Feiten: Verzoekende partij is ‘AT’. Zij is op 6 januari 2016 als passagier ingestapt bij een auto, en raakte tijdens de rit betrokken bij een ongeval. AT heeft tegen verwerende partij een vordering ingesteld tot vergoeding van schade. Tijdens het onderzoek ter plaatse van het ongeluk bleek dat de auto waarin AT had gereden als bijzitter, gestolen was. AT en de bestuurder werden vervolgens strafrechtelijk vervolgd voor heling, waarvan AT werd vrijgesproken. Bij de schadeclaim werd AT verzocht om te bewijzen dat zij niet wist dat het voertuig gestolen was.

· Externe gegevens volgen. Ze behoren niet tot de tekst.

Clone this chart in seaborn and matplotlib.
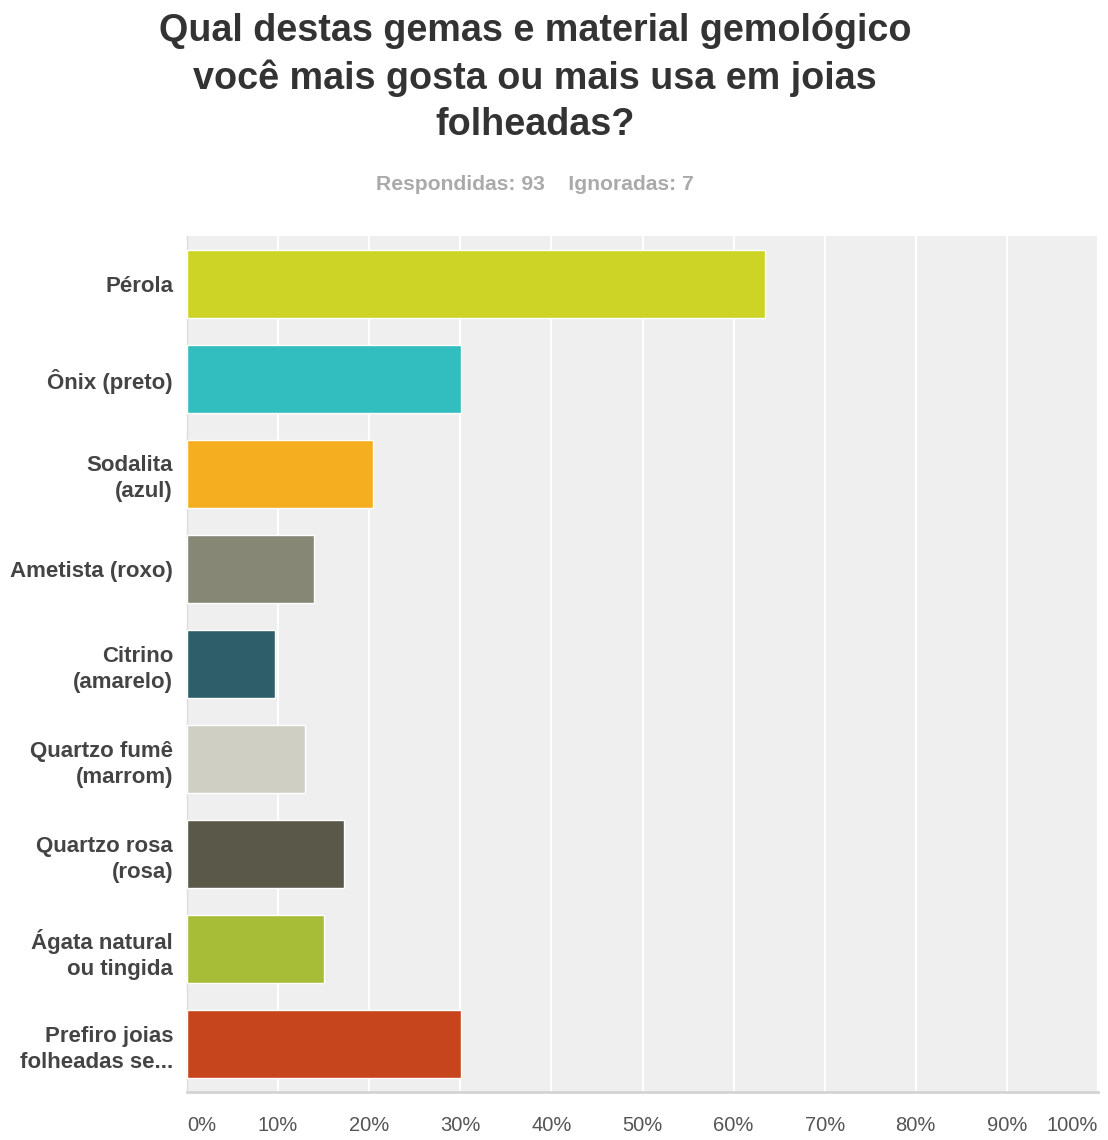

Overweging: Artikel 13 van richtlijn 2009/103 stelt dat lidstaten de mogelijkheid hebben om te bepalen dat het in artikel 10, lid 1, bedoelde orgaan optreedt om het slachtoffer van een door een gestolen auto veroorzaakt ongeval te vergoeden. De verwijzende rechter stelt dat het hierbij niet duidelijk is geregeld hoe er met bewijs moet worden omgaan over de onrechtmatige deelneming aan het verkeer van het gestolen voertuig, en wie dit bewijs moet leveren. De verwijzende rechter stelt dat de richtlijn het bevoegde orgaan hiervoor heeft aangewezen, en niet de benadeelde. Dit zou betekenen dat het nationale recht, waarbij het slachtoffer het bewijs moest leveren, in strijd is met richtlijn 2009/103.
Prejudiciële vragen: 1. Moet artikel 13 van richtlijn 2009/103/EG aldus worden uitgelegd dat in het geval van een verkeersongeval waarbij een persoon betrokken was die werd vervoerd in een gestolen voertuig, het in artikel 10 van die richtlijn bedoelde schadevergoedingsorgaan dient aan te tonen dat de gelaedeerde wist dat de auto was gestolen?
2. Indien vraag 1 bevestigend wordt beantwoord, staat die bepaling, in die zin uitgelegd, dan in de weg aan een regeling als de Italiaanse, die aldus wordt uitgelegd en toegepast dat de bewijslast op de vervoerde en gelaedeerde persoon rust?